What This Tells Us About the Dogs Themselves
Here is what's important to understand about all of this: not a single one of these causes is about the dogs being bad dogs.
Staffies are in rescue because they're popular. Because media coverage makes them hard to rehome. Because some owners don't do the research. Because rental housing excludes them. Because irresponsible breeders flood the market. Because their family-oriented nature makes kennels devastating for them in a way that compounds the problem.
None of that is the dog's fault. Every one of those things is something humans have done, or failed to do.
The Staffy pressing its face against the kennel door, wagging its tail at every visitor, desperate to find its person — that dog has done nothing wrong. It has been let down by the systems around it.
What You Can Do
Understanding the problem is the first step. The second step is doing something about it. Here are the things that make the most direct difference:
- Adopt, don't shop — if you're thinking about getting a Staffy, go to a rescue first. The dog you'll find there will be assessed, supported, and desperately grateful.

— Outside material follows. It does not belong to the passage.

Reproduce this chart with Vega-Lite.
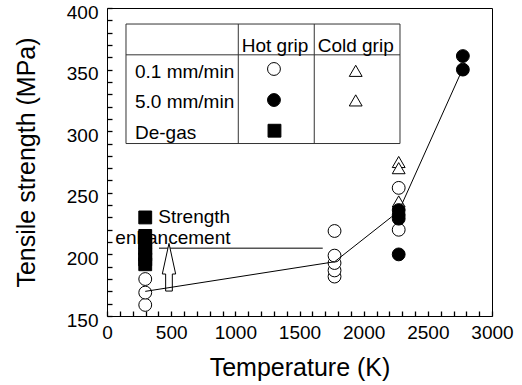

- Foster — rescue organisations are always short of foster carers. Fostering removes a dog from a kennel environment, improves its behaviour and wellbeing, and makes it far more adoptable.
- Donate — kennel costs, vet bills, and behavioural support are expensive. Every donation goes directly to keeping dogs alive and cared for while they wait.
- Counter the misinformation — when you hear someone repeat myths about Staffies, politely correct them. Share accurate information. Change one mind, and you might change one dog's fate.
- Come to our events — we're raising money for Staffy rescue charities through events. Join us.
Staffies are extraordinary dogs sitting in rescue centres, waiting for someone to look past the stigma and see them clearly. Everything else about them — the loyalty, the comedy, the love — is there, waiting to be discovered.
They just need someone to open the door.